This Is Amerika: Where Fascism, Totalitarianism and Militarism Go Hand In Hand
By John W. Whitehead
Rutherford.org
August 11, 2020
“In this present crisis, government is not the solution to our problem, government IS the problem.”—Ronald Reagan
There’s a pattern emerging if you pay close enough attention.
Civil discontent leads to civil unrest, which leads to protests and counterprotests.
Without fail, what should be an exercise in how to peacefully disagree turns ugly the moment looting, vandalism, violence, intimidation tactics and rioting are introduced into the equation. Instead of restoring order, local police stand down.
Tensions rise, violence escalates, and federal armies move in.
Coincidence? I think not.
This was the blueprint used three years ago in Charlottesville, Va., in 2017, when the city regularly cited as being one of the happiest places in America, became ground zero for a heated war of words—and actions—over racism, “sanitizing history,” extremism (both right and left), political correctness, hate speech, partisan politics, and a growing fear that violent words will end in violent actions.
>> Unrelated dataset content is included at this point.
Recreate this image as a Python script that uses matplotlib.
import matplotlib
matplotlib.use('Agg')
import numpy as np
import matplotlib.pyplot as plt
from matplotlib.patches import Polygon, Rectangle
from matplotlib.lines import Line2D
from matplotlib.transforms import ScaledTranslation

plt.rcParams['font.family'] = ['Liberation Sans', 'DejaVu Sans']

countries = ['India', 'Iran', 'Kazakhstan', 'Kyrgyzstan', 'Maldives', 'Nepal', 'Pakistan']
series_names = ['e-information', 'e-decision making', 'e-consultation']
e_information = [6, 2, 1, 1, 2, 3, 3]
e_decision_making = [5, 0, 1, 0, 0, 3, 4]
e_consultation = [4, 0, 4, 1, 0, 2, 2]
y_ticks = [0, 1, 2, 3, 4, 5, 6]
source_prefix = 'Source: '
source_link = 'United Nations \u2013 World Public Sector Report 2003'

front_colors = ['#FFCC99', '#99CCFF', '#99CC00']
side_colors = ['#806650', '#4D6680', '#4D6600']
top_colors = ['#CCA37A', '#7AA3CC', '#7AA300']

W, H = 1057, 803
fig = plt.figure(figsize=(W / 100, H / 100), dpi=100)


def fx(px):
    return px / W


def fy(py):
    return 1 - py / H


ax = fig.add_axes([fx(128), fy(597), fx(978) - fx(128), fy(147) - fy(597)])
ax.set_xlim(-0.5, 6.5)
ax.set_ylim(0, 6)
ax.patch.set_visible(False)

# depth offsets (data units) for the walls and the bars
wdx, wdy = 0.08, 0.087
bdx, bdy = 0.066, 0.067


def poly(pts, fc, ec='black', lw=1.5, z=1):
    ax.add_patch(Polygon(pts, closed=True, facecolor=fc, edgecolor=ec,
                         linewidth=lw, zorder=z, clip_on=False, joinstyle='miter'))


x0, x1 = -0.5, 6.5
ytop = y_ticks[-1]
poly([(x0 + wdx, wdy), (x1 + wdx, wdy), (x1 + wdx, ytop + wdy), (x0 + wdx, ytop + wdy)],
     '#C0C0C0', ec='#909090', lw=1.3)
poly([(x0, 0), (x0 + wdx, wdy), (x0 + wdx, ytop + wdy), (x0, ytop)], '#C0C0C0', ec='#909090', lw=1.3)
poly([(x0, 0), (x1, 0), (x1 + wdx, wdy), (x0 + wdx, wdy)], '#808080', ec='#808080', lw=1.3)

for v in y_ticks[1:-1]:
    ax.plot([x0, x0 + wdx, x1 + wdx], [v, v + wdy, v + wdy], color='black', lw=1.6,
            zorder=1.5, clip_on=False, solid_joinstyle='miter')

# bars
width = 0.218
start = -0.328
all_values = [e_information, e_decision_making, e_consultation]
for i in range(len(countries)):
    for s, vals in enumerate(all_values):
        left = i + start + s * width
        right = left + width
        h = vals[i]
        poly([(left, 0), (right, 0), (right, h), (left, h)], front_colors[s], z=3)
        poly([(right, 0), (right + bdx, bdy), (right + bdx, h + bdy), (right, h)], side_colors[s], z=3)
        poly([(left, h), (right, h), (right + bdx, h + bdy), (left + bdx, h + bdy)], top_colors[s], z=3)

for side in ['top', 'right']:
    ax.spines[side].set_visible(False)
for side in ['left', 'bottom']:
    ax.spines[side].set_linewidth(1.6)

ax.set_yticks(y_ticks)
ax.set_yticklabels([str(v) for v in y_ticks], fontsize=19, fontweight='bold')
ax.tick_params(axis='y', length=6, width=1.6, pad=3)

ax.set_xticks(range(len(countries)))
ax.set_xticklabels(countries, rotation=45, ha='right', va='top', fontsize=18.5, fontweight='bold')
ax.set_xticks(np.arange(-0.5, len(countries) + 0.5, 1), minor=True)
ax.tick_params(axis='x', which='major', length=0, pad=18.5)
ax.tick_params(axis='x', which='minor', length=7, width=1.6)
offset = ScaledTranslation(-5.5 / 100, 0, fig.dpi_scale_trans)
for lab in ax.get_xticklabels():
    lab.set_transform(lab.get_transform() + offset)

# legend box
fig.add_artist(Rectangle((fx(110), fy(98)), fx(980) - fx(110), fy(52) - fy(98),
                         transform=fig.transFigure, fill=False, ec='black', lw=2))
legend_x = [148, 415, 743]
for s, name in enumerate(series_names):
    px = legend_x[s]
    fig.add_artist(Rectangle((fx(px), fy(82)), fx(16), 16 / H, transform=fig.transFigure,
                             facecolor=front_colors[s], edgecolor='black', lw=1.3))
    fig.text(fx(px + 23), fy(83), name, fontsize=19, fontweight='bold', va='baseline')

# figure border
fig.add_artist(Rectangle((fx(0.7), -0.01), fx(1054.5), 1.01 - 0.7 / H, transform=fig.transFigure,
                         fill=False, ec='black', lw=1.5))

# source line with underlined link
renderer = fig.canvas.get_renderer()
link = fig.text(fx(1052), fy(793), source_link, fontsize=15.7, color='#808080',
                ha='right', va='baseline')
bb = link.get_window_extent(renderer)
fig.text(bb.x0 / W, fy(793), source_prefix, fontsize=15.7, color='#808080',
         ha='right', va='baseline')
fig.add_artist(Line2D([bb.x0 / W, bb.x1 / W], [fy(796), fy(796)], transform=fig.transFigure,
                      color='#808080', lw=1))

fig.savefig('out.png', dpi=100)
It was a setup: local police deliberately engineered a situation in which protesters would confront each other, tensions would bubble over, and things would turn just violent enough to call in the bigger guns.
It is the blueprint being used right now.
In Charlottesville, as in so many parts of the country right now, the conflict was over how to reconcile the nation’s checkered past, particularly as it relates to slavery, with the push to sanitize the environment of anything—words and images—that might cause offense, especially if it’s a Confederate flag or monument.
That fear of offense prompted the Charlottesville City Council to get rid of a statue of Confederate General Robert E. Lee that had graced one of its public parks for 82 years.
That’s when everything went haywire.